[STATED GOAL] Return each line of the data below verbatim; pictures are to be left out.
-- Begin COLLECTED DATA --
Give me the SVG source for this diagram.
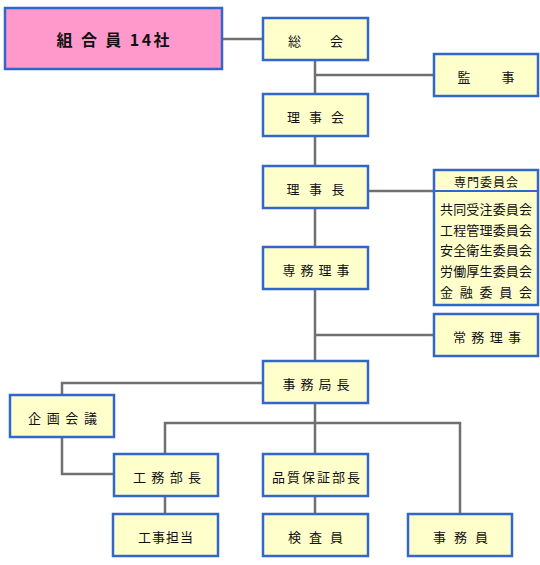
<svg xmlns="http://www.w3.org/2000/svg" width="540" height="565" viewBox="0 0 540 565">
<style>
.box{fill:#ffffcc;stroke:#3366cc;stroke-width:2.5}
.pink{fill:#ff99cc;stroke:#3366cc;stroke-width:2.5}
.t{font-family:"Noto Sans CJK JP","Noto Sans",sans-serif;font-size:13px;fill:#111;text-anchor:middle;dominant-baseline:central}
.tp{font-family:"Noto Sans CJK JP","Noto Sans",sans-serif;font-size:16px;font-weight:bold;fill:#111;text-anchor:middle;dominant-baseline:central}
.c{fill:none;stroke:#707070;stroke-width:2.5}
</style>
<g id="connectors">
<path class="c" d="M222,39 H263"/>
<path class="c" d="M315,60 V94"/>
<path class="c" d="M315,75 H434"/>
<path class="c" d="M315,136 V166"/>
<path class="c" d="M315,208 V247"/>
<path class="c" d="M368,191 H434"/>
<path class="c" d="M315,289 V361"/>
<path class="c" d="M315,335 H434"/>
<path class="c" d="M263,383 H62 V395"/>
<path class="c" d="M62,437 V474 H114"/>
<path class="c" d="M315,403 V454"/>
<path class="c" d="M165,454 V423 H460 V514"/>
<path class="c" d="M165,496 V514"/>
<path class="c" d="M315,496 V514"/>
</g>
<g id="kumiaiin"><rect class="pink" x="5" y="8" width="217" height="61"/><text class="tp" x="113" y="39" textLength="113" lengthAdjust="spacing">組 合 員 14社</text></g>
<g id="sokai"><rect class="box" x="263" y="18" width="105" height="42"/><text class="t" x="315.5" y="40" textLength="55" lengthAdjust="spacing">総　　会</text></g>
<g id="kanji"><rect class="box" x="434" y="54" width="104" height="42"/><text class="t" x="486" y="76" textLength="57" lengthAdjust="spacing">監　　事</text></g>
<g id="rijikai"><rect class="box" x="263" y="94" width="105" height="42"/><text class="t" x="315.5" y="116" textLength="57" lengthAdjust="spacing">理 事 会</text></g>
<g id="rijicho"><rect class="box" x="263" y="166" width="105" height="42"/><text class="t" x="315.5" y="188" textLength="58" lengthAdjust="spacing">理 事 長</text></g>
<g id="senmon"><rect class="box" x="434" y="170" width="104" height="135"/><path d="M434,191 H538" stroke="#3366cc" stroke-width="2"/>
<text class="t" x="486" y="181" style="font-size:12px" textLength="64" lengthAdjust="spacing">専門委員会</text>
<text class="t" x="486" y="208.5" textLength="92" lengthAdjust="spacing">共同受注委員会</text>
<text class="t" x="486" y="229" textLength="92" lengthAdjust="spacing">工程管理委員会</text>
<text class="t" x="486" y="249.5" textLength="92" lengthAdjust="spacing">安全衛生委員会</text>
<text class="t" x="486" y="270" textLength="92" lengthAdjust="spacing">労働厚生委員会</text>
<text class="t" x="486" y="291" textLength="92" lengthAdjust="spacing">金 融 委 員 会</text></g>
<g id="senmuriji"><rect class="box" x="263" y="247" width="105" height="42"/><text class="t" x="316" y="269" textLength="67" lengthAdjust="spacing">専 務 理 事</text></g>
<g id="jomuriji"><rect class="box" x="434" y="314" width="104" height="42"/><text class="t" x="487" y="336" textLength="68" lengthAdjust="spacing">常 務 理 事</text></g>
<g id="jimukyokucho"><rect class="box" x="263" y="361" width="105" height="42"/><text class="t" x="316" y="383" textLength="67" lengthAdjust="spacing">事 務 局 長</text></g>
<g id="kikakukaigi"><rect class="box" x="10" y="395" width="104" height="42"/><text class="t" x="62.5" y="417" textLength="69" lengthAdjust="spacing">企 画 会 議</text></g>
<g id="komubucho"><rect class="box" x="114" y="454" width="104" height="42"/><text class="t" x="167" y="476" textLength="68" lengthAdjust="spacing">工 務 部 長</text></g>
<g id="hinshitsu"><rect class="box" x="263" y="454" width="105" height="42"/><text class="t" x="316" y="476" textLength="88" lengthAdjust="spacing">品質保証部長</text></g>
<g id="kojitanto"><rect class="box" x="113" y="514" width="105" height="42"/><text class="t" x="165.5" y="536" textLength="55" lengthAdjust="spacing">工事担当</text></g>
<g id="kensain"><rect class="box" x="263" y="514" width="105" height="42"/><text class="t" x="315.5" y="536" textLength="55" lengthAdjust="spacing">検 査 員</text></g>
<g id="jimuin"><rect class="box" x="408" y="514" width="104" height="42"/><text class="t" x="460.5" y="536" textLength="55" lengthAdjust="spacing">事 務 員</text></g>
</svg>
-- End COLLECTED DATA --
[ANSWER TO THIS TASK]
Give me the SVG source for this diagram.
<svg xmlns="http://www.w3.org/2000/svg" width="540" height="565" viewBox="0 0 540 565">
<style>
.box{fill:#ffffcc;stroke:#3366cc;stroke-width:2.5}
.pink{fill:#ff99cc;stroke:#3366cc;stroke-width:2.5}
.t{font-family:"Noto Sans CJK JP","Noto Sans",sans-serif;font-size:13px;fill:#111;text-anchor:middle;dominant-baseline:central}
.tp{font-family:"Noto Sans CJK JP","Noto Sans",sans-serif;font-size:16px;font-weight:bold;fill:#111;text-anchor:middle;dominant-baseline:central}
.c{fill:none;stroke:#707070;stroke-width:2.5}
</style>
<g id="connectors">
<path class="c" d="M222,39 H263"/>
<path class="c" d="M315,60 V94"/>
<path class="c" d="M315,75 H434"/>
<path class="c" d="M315,136 V166"/>
<path class="c" d="M315,208 V247"/>
<path class="c" d="M368,191 H434"/>
<path class="c" d="M315,289 V361"/>
<path class="c" d="M315,335 H434"/>
<path class="c" d="M263,383 H62 V395"/>
<path class="c" d="M62,437 V474 H114"/>
<path class="c" d="M315,403 V454"/>
<path class="c" d="M165,454 V423 H460 V514"/>
<path class="c" d="M165,496 V514"/>
<path class="c" d="M315,496 V514"/>
</g>
<g id="kumiaiin"><rect class="pink" x="5" y="8" width="217" height="61"/><text class="tp" x="113" y="39" textLength="113" lengthAdjust="spacing">組 合 員 14社</text></g>
<g id="sokai"><rect class="box" x="263" y="18" width="105" height="42"/><text class="t" x="315.5" y="40" textLength="55" lengthAdjust="spacing">総　　会</text></g>
<g id="kanji"><rect class="box" x="434" y="54" width="104" height="42"/><text class="t" x="486" y="76" textLength="57" lengthAdjust="spacing">監　　事</text></g>
<g id="rijikai"><rect class="box" x="263" y="94" width="105" height="42"/><text class="t" x="315.5" y="116" textLength="57" lengthAdjust="spacing">理 事 会</text></g>
<g id="rijicho"><rect class="box" x="263" y="166" width="105" height="42"/><text class="t" x="315.5" y="188" textLength="58" lengthAdjust="spacing">理 事 長</text></g>
<g id="senmon"><rect class="box" x="434" y="170" width="104" height="135"/><path d="M434,191 H538" stroke="#3366cc" stroke-width="2"/>
<text class="t" x="486" y="181" style="font-size:12px" textLength="64" lengthAdjust="spacing">専門委員会</text>
<text class="t" x="486" y="208.5" textLength="92" lengthAdjust="spacing">共同受注委員会</text>
<text class="t" x="486" y="229" textLength="92" lengthAdjust="spacing">工程管理委員会</text>
<text class="t" x="486" y="249.5" textLength="92" lengthAdjust="spacing">安全衛生委員会</text>
<text class="t" x="486" y="270" textLength="92" lengthAdjust="spacing">労働厚生委員会</text>
<text class="t" x="486" y="291" textLength="92" lengthAdjust="spacing">金 融 委 員 会</text></g>
<g id="senmuriji"><rect class="box" x="263" y="247" width="105" height="42"/><text class="t" x="316" y="269" textLength="67" lengthAdjust="spacing">専 務 理 事</text></g>
<g id="jomuriji"><rect class="box" x="434" y="314" width="104" height="42"/><text class="t" x="487" y="336" textLength="68" lengthAdjust="spacing">常 務 理 事</text></g>
<g id="jimukyokucho"><rect class="box" x="263" y="361" width="105" height="42"/><text class="t" x="316" y="383" textLength="67" lengthAdjust="spacing">事 務 局 長</text></g>
<g id="kikakukaigi"><rect class="box" x="10" y="395" width="104" height="42"/><text class="t" x="62.5" y="417" textLength="69" lengthAdjust="spacing">企 画 会 議</text></g>
<g id="komubucho"><rect class="box" x="114" y="454" width="104" height="42"/><text class="t" x="167" y="476" textLength="68" lengthAdjust="spacing">工 務 部 長</text></g>
<g id="hinshitsu"><rect class="box" x="263" y="454" width="105" height="42"/><text class="t" x="316" y="476" textLength="88" lengthAdjust="spacing">品質保証部長</text></g>
<g id="kojitanto"><rect class="box" x="113" y="514" width="105" height="42"/><text class="t" x="165.5" y="536" textLength="55" lengthAdjust="spacing">工事担当</text></g>
<g id="kensain"><rect class="box" x="263" y="514" width="105" height="42"/><text class="t" x="315.5" y="536" textLength="55" lengthAdjust="spacing">検 査 員</text></g>
<g id="jimuin"><rect class="box" x="408" y="514" width="104" height="42"/><text class="t" x="460.5" y="536" textLength="55" lengthAdjust="spacing">事 務 員</text></g>
</svg>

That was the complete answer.